**Supplied information:**
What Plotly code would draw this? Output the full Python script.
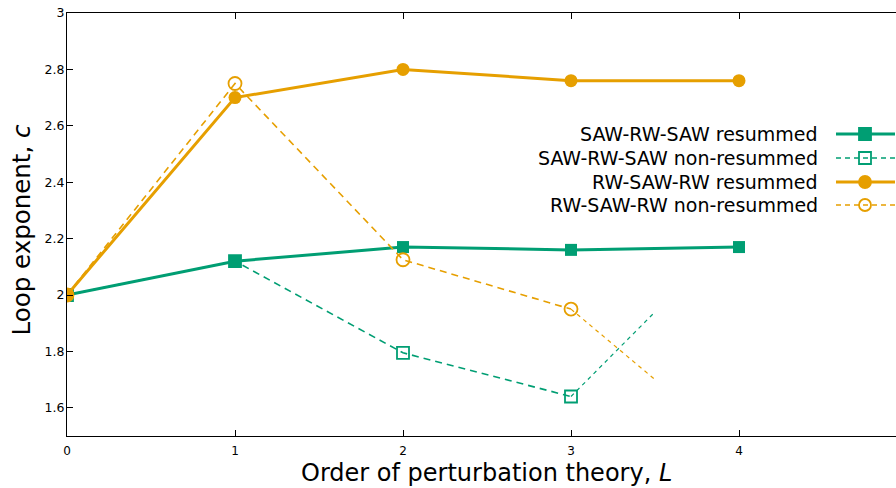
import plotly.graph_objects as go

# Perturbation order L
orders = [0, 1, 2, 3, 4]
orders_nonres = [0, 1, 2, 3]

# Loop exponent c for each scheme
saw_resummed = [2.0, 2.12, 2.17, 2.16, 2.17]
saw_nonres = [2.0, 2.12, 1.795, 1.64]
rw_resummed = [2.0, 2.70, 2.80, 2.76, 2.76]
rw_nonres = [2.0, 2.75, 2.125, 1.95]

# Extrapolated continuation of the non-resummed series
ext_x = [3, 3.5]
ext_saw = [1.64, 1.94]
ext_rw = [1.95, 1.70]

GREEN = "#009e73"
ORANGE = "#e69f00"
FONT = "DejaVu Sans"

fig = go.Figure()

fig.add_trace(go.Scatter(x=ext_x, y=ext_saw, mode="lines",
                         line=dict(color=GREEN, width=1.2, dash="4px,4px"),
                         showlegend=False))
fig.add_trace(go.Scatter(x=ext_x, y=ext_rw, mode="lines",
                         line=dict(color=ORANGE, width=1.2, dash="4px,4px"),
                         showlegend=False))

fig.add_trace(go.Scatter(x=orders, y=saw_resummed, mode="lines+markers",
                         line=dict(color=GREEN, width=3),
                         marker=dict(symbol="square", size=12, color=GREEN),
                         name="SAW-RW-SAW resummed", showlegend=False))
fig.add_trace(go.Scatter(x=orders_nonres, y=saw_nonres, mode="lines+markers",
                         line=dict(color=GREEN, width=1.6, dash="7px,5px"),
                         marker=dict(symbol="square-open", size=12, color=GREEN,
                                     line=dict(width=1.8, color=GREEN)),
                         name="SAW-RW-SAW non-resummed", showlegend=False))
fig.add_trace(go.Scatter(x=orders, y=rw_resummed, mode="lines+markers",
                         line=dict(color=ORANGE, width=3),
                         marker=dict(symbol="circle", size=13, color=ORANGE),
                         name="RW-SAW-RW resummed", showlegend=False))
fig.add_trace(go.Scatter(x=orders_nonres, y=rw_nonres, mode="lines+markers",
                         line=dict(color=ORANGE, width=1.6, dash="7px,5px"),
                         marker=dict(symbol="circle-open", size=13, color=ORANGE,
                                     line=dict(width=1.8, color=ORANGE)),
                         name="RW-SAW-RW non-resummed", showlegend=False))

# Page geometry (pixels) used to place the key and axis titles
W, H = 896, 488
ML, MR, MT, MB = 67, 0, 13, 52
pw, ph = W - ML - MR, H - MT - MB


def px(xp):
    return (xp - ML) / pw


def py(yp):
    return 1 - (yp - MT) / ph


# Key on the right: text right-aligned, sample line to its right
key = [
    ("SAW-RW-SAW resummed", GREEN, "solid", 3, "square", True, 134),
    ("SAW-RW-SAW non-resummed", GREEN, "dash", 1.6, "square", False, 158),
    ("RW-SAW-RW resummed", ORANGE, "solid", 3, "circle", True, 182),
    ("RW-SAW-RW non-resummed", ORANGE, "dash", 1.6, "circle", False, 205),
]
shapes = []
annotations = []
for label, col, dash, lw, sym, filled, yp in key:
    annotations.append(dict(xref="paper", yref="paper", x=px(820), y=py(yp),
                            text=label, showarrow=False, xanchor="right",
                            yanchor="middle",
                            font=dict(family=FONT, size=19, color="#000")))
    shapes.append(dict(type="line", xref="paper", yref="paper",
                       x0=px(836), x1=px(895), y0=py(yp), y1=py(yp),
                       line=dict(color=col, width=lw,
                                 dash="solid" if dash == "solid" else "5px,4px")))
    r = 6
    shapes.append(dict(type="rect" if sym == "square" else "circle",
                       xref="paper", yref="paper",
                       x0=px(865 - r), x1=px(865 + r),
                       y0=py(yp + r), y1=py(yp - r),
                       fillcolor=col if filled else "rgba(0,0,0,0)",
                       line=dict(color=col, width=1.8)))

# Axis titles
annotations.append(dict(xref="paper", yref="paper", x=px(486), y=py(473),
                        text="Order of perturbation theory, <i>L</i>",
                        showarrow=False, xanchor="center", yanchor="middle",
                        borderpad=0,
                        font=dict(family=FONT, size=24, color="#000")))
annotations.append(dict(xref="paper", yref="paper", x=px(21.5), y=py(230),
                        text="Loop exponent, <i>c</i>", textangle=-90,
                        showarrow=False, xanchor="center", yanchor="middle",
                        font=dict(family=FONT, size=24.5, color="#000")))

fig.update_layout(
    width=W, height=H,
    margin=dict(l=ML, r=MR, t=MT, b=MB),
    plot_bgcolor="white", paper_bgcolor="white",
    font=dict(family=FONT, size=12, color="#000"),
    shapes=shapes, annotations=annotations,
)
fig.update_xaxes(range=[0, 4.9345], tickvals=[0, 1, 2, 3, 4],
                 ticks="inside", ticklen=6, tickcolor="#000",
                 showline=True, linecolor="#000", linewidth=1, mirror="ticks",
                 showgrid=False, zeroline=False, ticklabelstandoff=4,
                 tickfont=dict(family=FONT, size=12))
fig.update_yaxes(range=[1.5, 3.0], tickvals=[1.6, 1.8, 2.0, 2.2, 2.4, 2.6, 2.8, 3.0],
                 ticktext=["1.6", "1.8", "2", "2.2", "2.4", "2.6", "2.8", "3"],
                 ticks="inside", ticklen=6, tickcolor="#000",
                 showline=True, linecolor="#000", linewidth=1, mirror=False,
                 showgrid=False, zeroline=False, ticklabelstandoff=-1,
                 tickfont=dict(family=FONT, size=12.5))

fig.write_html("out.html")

**What the task requires:** Your task is to repeat the material above exactly, without its pictures.

**The reply:**
What Plotly code would draw this? Output the full Python script.
import plotly.graph_objects as go

# Perturbation order L
orders = [0, 1, 2, 3, 4]
orders_nonres = [0, 1, 2, 3]

# Loop exponent c for each scheme
saw_resummed = [2.0, 2.12, 2.17, 2.16, 2.17]
saw_nonres = [2.0, 2.12, 1.795, 1.64]
rw_resummed = [2.0, 2.70, 2.80, 2.76, 2.76]
rw_nonres = [2.0, 2.75, 2.125, 1.95]

# Extrapolated continuation of the non-resummed series
ext_x = [3, 3.5]
ext_saw = [1.64, 1.94]
ext_rw = [1.95, 1.70]

GREEN = "#009e73"
ORANGE = "#e69f00"
FONT = "DejaVu Sans"

fig = go.Figure()

fig.add_trace(go.Scatter(x=ext_x, y=ext_saw, mode="lines",
                         line=dict(color=GREEN, width=1.2, dash="4px,4px"),
                         showlegend=False))
fig.add_trace(go.Scatter(x=ext_x, y=ext_rw, mode="lines",
                         line=dict(color=ORANGE, width=1.2, dash="4px,4px"),
                         showlegend=False))

fig.add_trace(go.Scatter(x=orders, y=saw_resummed, mode="lines+markers",
                         line=dict(color=GREEN, width=3),
                         marker=dict(symbol="square", size=12, color=GREEN),
                         name="SAW-RW-SAW resummed", showlegend=False))
fig.add_trace(go.Scatter(x=orders_nonres, y=saw_nonres, mode="lines+markers",
                         line=dict(color=GREEN, width=1.6, dash="7px,5px"),
                         marker=dict(symbol="square-open", size=12, color=GREEN,
                                     line=dict(width=1.8, color=GREEN)),
                         name="SAW-RW-SAW non-resummed", showlegend=False))
fig.add_trace(go.Scatter(x=orders, y=rw_resummed, mode="lines+markers",
                         line=dict(color=ORANGE, width=3),
                         marker=dict(symbol="circle", size=13, color=ORANGE),
                         name="RW-SAW-RW resummed", showlegend=False))
fig.add_trace(go.Scatter(x=orders_nonres, y=rw_nonres, mode="lines+markers",
                         line=dict(color=ORANGE, width=1.6, dash="7px,5px"),
                         marker=dict(symbol="circle-open", size=13, color=ORANGE,
                                     line=dict(width=1.8, color=ORANGE)),
                         name="RW-SAW-RW non-resummed", showlegend=False))

# Page geometry (pixels) used to place the key and axis titles
W, H = 896, 488
ML, MR, MT, MB = 67, 0, 13, 52
pw, ph = W - ML - MR, H - MT - MB


def px(xp):
    return (xp - ML) / pw


def py(yp):
    return 1 - (yp - MT) / ph


# Key on the right: text right-aligned, sample line to its right
key = [
    ("SAW-RW-SAW resummed", GREEN, "solid", 3, "square", True, 134),
    ("SAW-RW-SAW non-resummed", GREEN, "dash", 1.6, "square", False, 158),
    ("RW-SAW-RW resummed", ORANGE, "solid", 3, "circle", True, 182),
    ("RW-SAW-RW non-resummed", ORANGE, "dash", 1.6, "circle", False, 205),
]
shapes = []
annotations = []
for label, col, dash, lw, sym, filled, yp in key:
    annotations.append(dict(xref="paper", yref="paper", x=px(820), y=py(yp),
                            text=label, showarrow=False, xanchor="right",
                            yanchor="middle",
                            font=dict(family=FONT, size=19, color="#000")))
    shapes.append(dict(type="line", xref="paper", yref="paper",
                       x0=px(836), x1=px(895), y0=py(yp), y1=py(yp),
                       line=dict(color=col, width=lw,
                                 dash="solid" if dash == "solid" else "5px,4px")))
    r = 6
    shapes.append(dict(type="rect" if sym == "square" else "circle",
                       xref="paper", yref="paper",
                       x0=px(865 - r), x1=px(865 + r),
                       y0=py(yp + r), y1=py(yp - r),
                       fillcolor=col if filled else "rgba(0,0,0,0)",
                       line=dict(color=col, width=1.8)))

# Axis titles
annotations.append(dict(xref="paper", yref="paper", x=px(486), y=py(473),
                        text="Order of perturbation theory, <i>L</i>",
                        showarrow=False, xanchor="center", yanchor="middle",
                        borderpad=0,
                        font=dict(family=FONT, size=24, color="#000")))
annotations.append(dict(xref="paper", yref="paper", x=px(21.5), y=py(230),
                        text="Loop exponent, <i>c</i>", textangle=-90,
                        showarrow=False, xanchor="center", yanchor="middle",
                        font=dict(family=FONT, size=24.5, color="#000")))

fig.update_layout(
    width=W, height=H,
    margin=dict(l=ML, r=MR, t=MT, b=MB),
    plot_bgcolor="white", paper_bgcolor="white",
    font=dict(family=FONT, size=12, color="#000"),
    shapes=shapes, annotations=annotations,
)
fig.update_xaxes(range=[0, 4.9345], tickvals=[0, 1, 2, 3, 4],
                 ticks="inside", ticklen=6, tickcolor="#000",
                 showline=True, linecolor="#000", linewidth=1, mirror="ticks",
                 showgrid=False, zeroline=False, ticklabelstandoff=4,
                 tickfont=dict(family=FONT, size=12))
fig.update_yaxes(range=[1.5, 3.0], tickvals=[1.6, 1.8, 2.0, 2.2, 2.4, 2.6, 2.8, 3.0],
                 ticktext=["1.6", "1.8", "2", "2.2", "2.4", "2.6", "2.8", "3"],
                 ticks="inside", ticklen=6, tickcolor="#000",
                 showline=True, linecolor="#000", linewidth=1, mirror=False,
                 showgrid=False, zeroline=False, ticklabelstandoff=-1,
                 tickfont=dict(family=FONT, size=12.5))

fig.write_html("out.html")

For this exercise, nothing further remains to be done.